__TO BE DONE__: Don't include pictures. Quote the lines below from the first through the line that contains "plt.rcParams['mathtext.it'] = 'Liberation".

— START COLLECTED DATA —

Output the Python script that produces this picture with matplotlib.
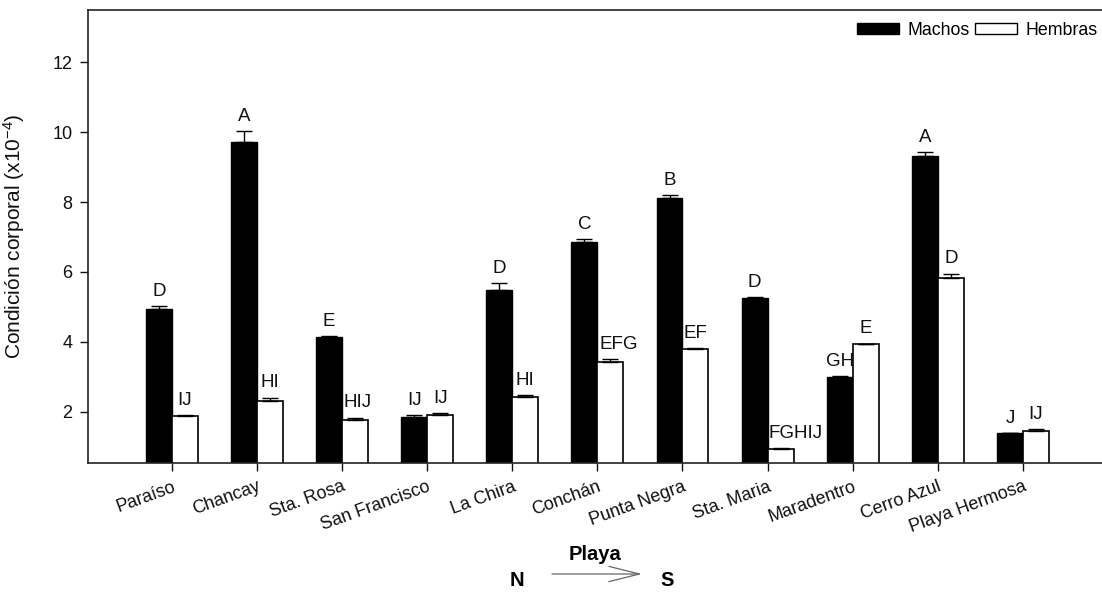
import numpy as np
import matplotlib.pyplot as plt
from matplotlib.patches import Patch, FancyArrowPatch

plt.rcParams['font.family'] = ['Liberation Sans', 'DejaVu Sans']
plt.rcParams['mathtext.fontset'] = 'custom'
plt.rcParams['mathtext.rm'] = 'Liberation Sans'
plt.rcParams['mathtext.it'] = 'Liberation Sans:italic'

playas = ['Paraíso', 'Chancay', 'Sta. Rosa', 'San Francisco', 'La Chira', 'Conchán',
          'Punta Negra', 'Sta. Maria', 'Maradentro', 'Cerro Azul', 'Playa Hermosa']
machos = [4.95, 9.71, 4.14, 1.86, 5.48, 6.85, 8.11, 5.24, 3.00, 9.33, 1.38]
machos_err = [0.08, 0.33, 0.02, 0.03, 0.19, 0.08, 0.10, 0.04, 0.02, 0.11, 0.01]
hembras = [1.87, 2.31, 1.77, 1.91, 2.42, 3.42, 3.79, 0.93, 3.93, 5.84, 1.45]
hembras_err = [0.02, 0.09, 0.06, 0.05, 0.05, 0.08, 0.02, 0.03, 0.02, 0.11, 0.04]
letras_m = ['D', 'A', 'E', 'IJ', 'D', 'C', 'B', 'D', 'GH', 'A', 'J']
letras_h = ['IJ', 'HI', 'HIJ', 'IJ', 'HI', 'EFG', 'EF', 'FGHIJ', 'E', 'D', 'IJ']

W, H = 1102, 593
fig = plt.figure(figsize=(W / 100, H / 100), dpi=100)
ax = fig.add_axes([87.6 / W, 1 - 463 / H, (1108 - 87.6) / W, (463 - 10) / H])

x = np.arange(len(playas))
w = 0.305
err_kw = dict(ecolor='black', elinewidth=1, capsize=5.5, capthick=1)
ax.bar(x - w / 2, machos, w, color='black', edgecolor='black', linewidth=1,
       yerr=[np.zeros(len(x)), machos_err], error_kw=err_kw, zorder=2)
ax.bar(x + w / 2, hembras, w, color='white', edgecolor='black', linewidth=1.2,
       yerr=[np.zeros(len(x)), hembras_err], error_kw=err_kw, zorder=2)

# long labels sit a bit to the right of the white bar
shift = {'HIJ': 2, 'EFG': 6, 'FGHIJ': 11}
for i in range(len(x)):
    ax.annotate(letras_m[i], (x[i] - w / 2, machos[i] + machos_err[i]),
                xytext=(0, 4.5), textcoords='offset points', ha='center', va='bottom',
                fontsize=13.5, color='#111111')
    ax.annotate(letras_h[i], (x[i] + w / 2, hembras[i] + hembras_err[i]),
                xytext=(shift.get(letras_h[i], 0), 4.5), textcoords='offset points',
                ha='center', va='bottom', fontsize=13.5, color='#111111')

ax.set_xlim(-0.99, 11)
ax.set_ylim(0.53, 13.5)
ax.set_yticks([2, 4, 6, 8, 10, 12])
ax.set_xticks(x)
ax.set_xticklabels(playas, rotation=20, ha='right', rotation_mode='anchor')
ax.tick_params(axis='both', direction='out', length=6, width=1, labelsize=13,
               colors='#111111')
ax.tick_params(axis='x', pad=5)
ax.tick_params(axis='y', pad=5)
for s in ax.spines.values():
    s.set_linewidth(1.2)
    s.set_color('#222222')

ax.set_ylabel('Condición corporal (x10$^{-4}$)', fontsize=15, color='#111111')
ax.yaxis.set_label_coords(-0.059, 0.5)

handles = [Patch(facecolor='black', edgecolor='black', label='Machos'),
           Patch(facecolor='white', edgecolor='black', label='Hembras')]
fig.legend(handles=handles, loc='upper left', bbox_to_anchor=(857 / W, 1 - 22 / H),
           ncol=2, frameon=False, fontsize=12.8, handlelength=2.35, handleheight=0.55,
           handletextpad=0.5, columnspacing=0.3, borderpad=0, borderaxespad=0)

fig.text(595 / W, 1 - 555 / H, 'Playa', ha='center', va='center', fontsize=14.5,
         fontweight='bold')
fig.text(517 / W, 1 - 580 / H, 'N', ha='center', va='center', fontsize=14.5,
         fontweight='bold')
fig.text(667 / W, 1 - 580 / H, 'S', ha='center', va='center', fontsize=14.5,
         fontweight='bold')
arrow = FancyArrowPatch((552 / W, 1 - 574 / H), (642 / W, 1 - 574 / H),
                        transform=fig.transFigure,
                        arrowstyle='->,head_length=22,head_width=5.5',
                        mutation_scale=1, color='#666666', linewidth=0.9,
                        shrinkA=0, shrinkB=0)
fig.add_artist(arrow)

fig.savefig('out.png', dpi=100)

— END COLLECTED DATA —

__ANSWER TO THIS EXERCISE__:
Output the Python script that produces this picture with matplotlib.
import numpy as np
import matplotlib.pyplot as plt
from matplotlib.patches import Patch, FancyArrowPatch

plt.rcParams['font.family'] = ['Liberation Sans', 'DejaVu Sans']
plt.rcParams['mathtext.fontset'] = 'custom'
plt.rcParams['mathtext.rm'] = 'Liberation Sans'
plt.rcParams['mathtext.it'] = 'Liberation Sans:italic'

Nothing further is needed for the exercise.